Une ex-employée de l’Université de Montréal qui souffre d’une forme rare de cancer souvent associée à l’exposition à l’amiante désespère de recevoir un coûteux traitement d’immunothérapie et appelle l’État à lui venir en aide.

« Ce n’est pas un caprice. Je me bats pour ma survie et pour celle d’autres personnes aux prises avec les mêmes difficultés. Comment le gouvernement peut-il ignorer cette situation-là ? », souligne en entrevue Sandra Ohayon.

Les déboires de cette Montréalaise de 66 ans ont commencé il y a 10 ans lorsqu’on lui a diagnostiqué un mésothéliome qui a mené à l’ablation de l’un de ses poumons.

Son médecin traitant de l’époque a conclu que la maladie avait été contractée à l’université, qui a mené de vastes chantiers de désamiantage par le passé pour réduire les risques d’exposition de son personnel.

La Commission de la santé et de la sécurité du travail (CSST, aujourd’hui CNESST) a cependant rejeté l’hypothèse que Mme Ohayon souffrait d’une maladie professionnelle en 2009 après que des experts eurent relevé l’absence de fibres d’amiante dans ses tissus pulmonaires.

Leur conclusion ne l’a pas empêchée de recevoir plusieurs dizaines de milliers de dollars de fonds d’indemnisation américains aménagés par des firmes ayant commercialisé des produits contenant de l’amiante au Canada.

La possibilité qu’une personne souffrant d’une maladie liée à l’amiante l’ait développée après avoir travaillé dans un endroit où les produits de l’entreprise ont déjà été utilisés suffit généralement à obtenir une compensation financière.

Malchance au CHUM

Après une longue période de rémission, Mme Ohayon a appris l’année dernière que le cancer était de retour et qu’une masse s’était formée autour de l’une de ses côtes. Une autre est ensuite apparue près du cœur.

Le spécialiste de l’Hôpital général juif assurant son suivi l’a envoyée au Centre hospitalier de l’Université de Montréal (CHUM), qui participe à une vaste étude clinique visant à évaluer l’impact de l’immunothérapie dans le traitement du mésothéliome pleural.

Mon médecin m’a dit que ce que j’avais n’était pas opérable.
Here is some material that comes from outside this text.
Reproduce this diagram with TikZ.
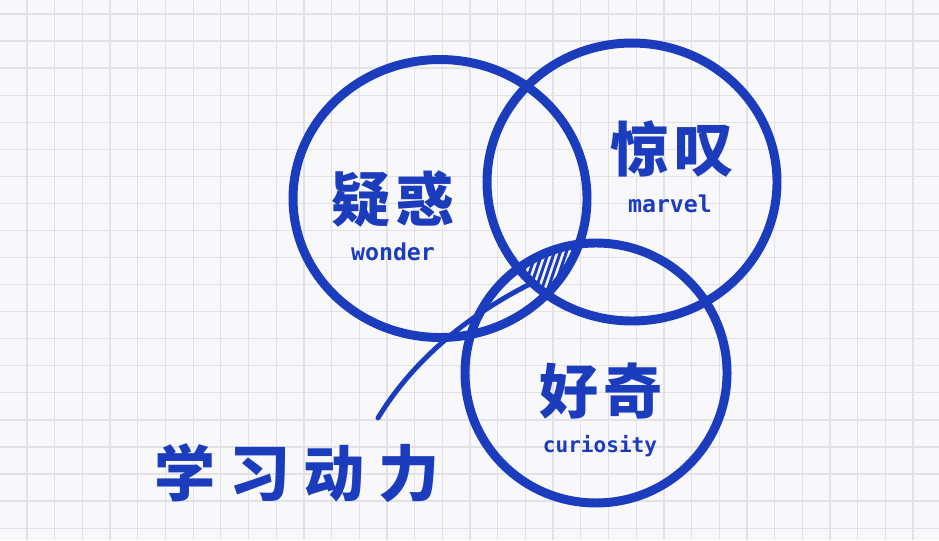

Malheureusement, je n’ai pas eu de chance au CHUM.

Sandra Ohayon

Mme Ohayon s’est retrouvée au sein du groupe témoin de la recherche sur la base d’une attribution au sort effectuée par ordinateur.

Bien qu’elle comprenne la nécessité d’une telle approche, la patiente se dit extrêmement frustrée d’avoir été ainsi privée du traitement expérimental d’immunothérapie basé sur l’utilisation du pembrolizumab, un produit de la firme pharmaceutique Merck.

Faute de pouvoir l’obtenir à ce stade aux frais du CHUM, elle espère recueillir les fonds pour se faire administrer le médicament dans une clinique privée.

Le coût du traitement requis serait cependant de plus de 100 000 $ et dépasse largement les moyens de Mme Ohayon, qui n’a pas maintenu d’assurance privée après avoir pris sa retraite de l’Université de Montréal. Elle a lancé une collecte de fonds sur le site GoFundMe, mais n’a pu recueillir que 3000 $ par ce moyen jusqu’à maintenant.

En attente de validation

Une porte-parole du CHUM, Joëlle Lachapelle, a indiqué que l’hôpital ne pouvait offrir le traitement à la patiente et le payer hors du cadre du protocole de recherche puisque l’utilité du pembrolizumab pour le traitement du mésothéliome n’a pas été validé par l’Institut national d’excellence en santé et en services sociaux (INESSS).

L’organisation est responsable d’évaluer l’efficacité des médicaments et de recommander dans quelles circonstances ils devraient être utilisés dans les établissements publics aux frais de l’État.

Une porte-parole de Merck, Mary-Jo Barr, a précisé hier que les résultats de l’étude clinique en cours ne seraient pas connus avant 2021. Elle a indiqué que la firme présenterait rapidement une demande d’approbation à Santé Canada et à l’INESSS si le résultat était concluant.

Selon Mme Lachapelle, l’oncologue traitant Mme Ohayon pourrait présenter d’ici là une demande interne pour administrer le médicament aux frais du CHUM si l’état de santé de la patiente se détériore sensiblement. Les demandes pour « nécessité médicale particulière » de ce type ne sont pas fréquentes, mais sont souvent acceptées, relève-t-elle.

L’Université de Montréal maintient pour sa part qu’elle n’a aucune responsabilité dans les problèmes de santé de Mme Ohayon, qui ne peut espérer d’aide de ce côté.

« On se fie à la décision de la CNESST » de 2009, a déclaré une porte-parole de l’établissement, Geneviève O’Meara.